■ **Required work**: From the first line of the data below through the line holding "1e-2, 1e-3, 1e-4]", output each line exactly and leave the pictures out.

■ **Data shown**:
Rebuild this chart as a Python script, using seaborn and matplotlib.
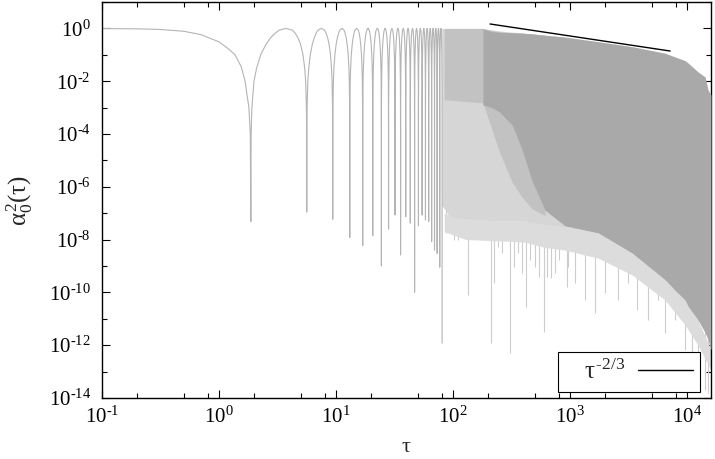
import math
import matplotlib
matplotlib.use('Agg')
import matplotlib.pyplot as plt
import matplotlib.ticker as mticker
import seaborn as sns

# ---- values ----
# smooth start of the curve, up to the first zero
head_tau = [0.1, 0.2, 0.3, 0.5, 0.7, 1.0, 1.2, 1.37, 1.55, 1.67, 1.8, 1.85]
head_a2 = [0.99, 0.96, 0.92, 0.78, 0.58, 0.31, 0.17, 0.1, 0.035, 1e-2, 1e-3, 1e-4]

# zeros of the oscillation and how deep each dip goes
zero_tau = [1.87, 5.62, 9.37, 13.1, 16.9, 20.6, 24.4, 28.1, 31.9, 35.6, 39.4,
            43.1, 46.9, 50.6, 54.4, 58.1, 61.9, 65.6, 69.4, 73.1, 76.9, 80.6]
zero_depth = [4.8e-8, 1.1e-7, 5.9e-8, 1.2e-8, 5.9e-9, 1.4e-8, 1e-9, 2.5e-8,
              8.5e-8, 2.6e-9, 7.4e-8, 4.2e-8, 1e-10, 3.3e-8, 8.5e-8, 5.5e-8,
              4.8e-8, 8.3e-9, 4e-9, 3e-9, 9e-10, 1.2e-12]

# shape of one arch read from the second lobe (offset from its zero, level)
arch_off = [0.01, 0.04, 0.12, 0.22, 0.4, 0.65, 0.9, 1.17, 1.4, 1.87]
arch_lvl = [1e-4, 1e-3, 1e-2, 3e-2, 0.1, 0.25, 0.45, 0.68, 0.86, 1.0]

# dense part: light band where the lines merge
band_tau = [80, 94, 130, 170, 250, 412, 906]
band_top = [1.0, 1.0, 1.0, 1.0, 0.8, 0.65, 0.47]
band_low = [2e-7, 7.4e-8, 6e-8, 5.5e-8, 5e-8, 5e-8, 3e-8]

# medium grey part of the band
mid_tau = [84, 180, 250, 320, 390, 470, 611]
mid_top = [1.0, 1.0, 0.72, 0.68, 0.66, 0.62, 0.55]
mid_low = [2e-3, 1.5e-3, 2e-5, 1.5e-6, 4e-7, 1.5e-7, 8e-8]

# saturated grey block
dense_tau = [180, 215, 250, 320, 390, 470, 611, 906, 1734, 3385, 6490, 7890,
             9620, 10200, 12400, 14250, 15100, 16000]
dense_top = [0.95, 0.75, 0.72, 0.68, 0.66, 0.62, 0.55, 0.47, 0.315, 0.204,
             0.115, 0.083, 0.06, 0.049, 0.0225, 0.0145, 0.0047, 0.003]
dense_low = [1.26e-3, 1e-3, 6.8e-4, 2.2e-4, 2.5e-5, 1.8e-6, 1.3e-7, 3.3e-8,
             1.8e-8, 3.1e-9, 3e-10, 1.2e-10, 5.1e-11, 3e-11, 9e-12, 3e-12,
             1.6e-12, 6.6e-13]

# ragged fringe under the grey
fringe_tau = [84, 130, 250, 412, 611, 906, 1734, 3385, 6490, 9620, 12400, 16000]
fringe_top = [1e-7, 6e-8, 5e-8, 5e-8, 8.6e-8, 3.3e-8, 1.8e-8, 3.1e-9, 3e-10,
              5.1e-11, 9e-12, 6.6e-13]
fringe_low = [2e-8, 1e-8, 9e-9, 8e-9, 5e-9, 4e-9, 2e-9, 4.6e-10, 5.1e-11,
              5.8e-12, 1e-12, 1.15e-13]

# single deep dips inside the dense part
spike_tau = [86.7, 102.5, 110.9, 117, 133.5, 144.5, 156.4, 167.8, 181.6, 209.9,
             225.6, 243.9, 263.8, 283.6, 306.9, 334, 361.6, 391, 423, 458, 502,
             547, 594, 632, 689, 745, 806, 938, 967, 1104, 1343, 1636, 1991,
             2588, 3150, 3715, 4670, 5690, 6490, 7890, 9620, 10960, 12500,
             14260, 15200]
spike_depth = [1.8e-8, 9.7e-9, 9.7e-9, 2.3e-8, 8e-11, 1.8e-8, 1.8e-8, 1.25e-8,
               9.7e-9, 1.2e-12, 2.3e-10, 5.2e-9, 3.1e-9, 1.8e-8, 4.9e-13,
               9.4e-10, 3.1e-9, 5.4e-10, 2.9e-11, 1.7e-9, 9.4e-10, 3.9e-10,
               3.3e-12, 3.9e-10, 3.4e-10, 5.4e-10, 1.7e-9, 1.6e-10, 9.4e-10,
               2.3e-10, 5.2e-11, 1.7e-11, 9.5e-11, 5.2e-11, 2.3e-10, 2.2e-11,
               9e-12, 5.2e-11, 2.9e-12, 9e-12, 6.6e-13, 1.5e-13, 3.7e-14,
               2e-14, 1.5e-14]

# tau^(-2/3) guide line end points
guide_tau = [207, 7160]
guide_val = [1.47, 0.139]

# put the arches between the zeros
curve_tau = list(head_tau)
curve_a2 = list(head_a2)
for k in range(len(zero_tau)):
    curve_tau.append(zero_tau[k])
    curve_a2.append(zero_depth[k])
    if k + 1 < len(zero_tau):
        for off, lv in zip(arch_off, arch_lvl):
            curve_tau.append(zero_tau[k] + off)
            curve_a2.append(lv)
        for off, lv in zip(arch_off[::-1], arch_lvl[::-1]):
            curve_tau.append(zero_tau[k + 1] - off)
            curve_a2.append(lv)

sns.set_theme(style='ticks')
plt.rcParams['font.family'] = ['Liberation Serif', 'DejaVu Serif']
plt.rcParams['mathtext.fontset'] = 'custom'
plt.rcParams['mathtext.rm'] = 'Liberation Serif'
plt.rcParams['mathtext.it'] = 'Liberation Serif'
plt.rcParams['mathtext.bf'] = 'Liberation Serif:bold'

fig = plt.figure(figsize=(7.15, 4.59), dpi=100)
ax = fig.add_axes([102 / 715, 61 / 459, 609 / 715, 396 / 459])
ax.set_xscale('log')
ax.set_yscale('log')

ax.vlines(spike_tau, spike_depth, 1e-4, color='#cdcdcd', lw=0.8, zorder=1)
ax.fill_between(fringe_tau, fringe_low, fringe_top, color='#dcdcdc', lw=0, zorder=1.5)
ax.fill_between(band_tau, band_low, band_top, color='#d6d6d6', lw=0, zorder=2)
ax.fill_between(mid_tau, mid_low, mid_top, color='#c2c2c2', lw=0, zorder=2.2)
ax.fill_between(dense_tau, dense_low, dense_top, color='#a9a9a9', lw=0, zorder=3)

sns.lineplot(x=curve_tau, y=curve_a2, ax=ax, color='#b4b4b4', lw=0.8,
             estimator=None, sort=False, zorder=2.5)
sns.lineplot(x=guide_tau, y=guide_val, ax=ax, color='black', lw=1.0,
             estimator=None, sort=False, zorder=4,
             label='   ' + r'$\tau^{\text{-2/3}}$')

ax.set_xlim(0.1, 16000)
ax.set_ylim(1e-14, 1e1)


def pow_label(v, pos):
    e = round(math.log10(v))
    if e < 0:
        return r'$10^{\text{-%d}}$' % (-e)
    return r'$10^{%d}$' % e


ax.xaxis.set_major_locator(mticker.LogLocator(base=10, numticks=20))
ax.xaxis.set_minor_locator(mticker.LogLocator(base=10, subs=[2, 5, 8], numticks=20))
ax.yaxis.set_major_locator(mticker.FixedLocator([10.0 ** e for e in range(-14, 1, 2)]))
ax.yaxis.set_minor_locator(mticker.FixedLocator([10.0 ** e for e in range(-13, 2, 2)]))
ax.xaxis.set_major_formatter(mticker.FuncFormatter(pow_label))
ax.yaxis.set_major_formatter(mticker.FuncFormatter(pow_label))
ax.xaxis.set_minor_formatter(mticker.NullFormatter())
ax.yaxis.set_minor_formatter(mticker.NullFormatter())

ax.tick_params(which='both', direction='in', top=True, right=True, colors='black',
               width=0.8, labelsize=15)
ax.tick_params(which='major', length=6)
ax.tick_params(which='minor', length=3.5)
ax.tick_params(axis='x', pad=6)
ax.tick_params(axis='y', pad=8)
for s in ax.spines.values():
    s.set_color('black')
    s.set_linewidth(1.0)

ax.set_xlabel(r'$\tau$', fontsize=16)
ax.set_ylabel(r'$\alpha_0^2(\tau)$', fontsize=18)
ax.xaxis.set_label_coords(0.5, -0.1)
ax.yaxis.set_label_coords(-0.11, 0.5)

handles, labels = ax.get_legend_handles_labels()
leg = ax.legend(handles, labels, loc='lower right', bbox_to_anchor=(0.982, 0.016),
                markerfirst=False, fancybox=False, framealpha=1, edgecolor='black',
                fontsize=18, handlelength=2.2, borderpad=0.3, handletextpad=0.5,
                borderaxespad=0)
leg.get_frame().set_linewidth(0.8)
leg.set_zorder(5)

fig.savefig('out.png', dpi=100)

■ **Worked answer**:
Rebuild this chart as a Python script, using seaborn and matplotlib.
import math
import matplotlib
matplotlib.use('Agg')
import matplotlib.pyplot as plt
import matplotlib.ticker as mticker
import seaborn as sns

# ---- values ----
# smooth start of the curve, up to the first zero
head_tau = [0.1, 0.2, 0.3, 0.5, 0.7, 1.0, 1.2, 1.37, 1.55, 1.67, 1.8, 1.85]
head_a2 = [0.99, 0.96, 0.92, 0.78, 0.58, 0.31, 0.17, 0.1, 0.035, 1e-2, 1e-3, 1e-4]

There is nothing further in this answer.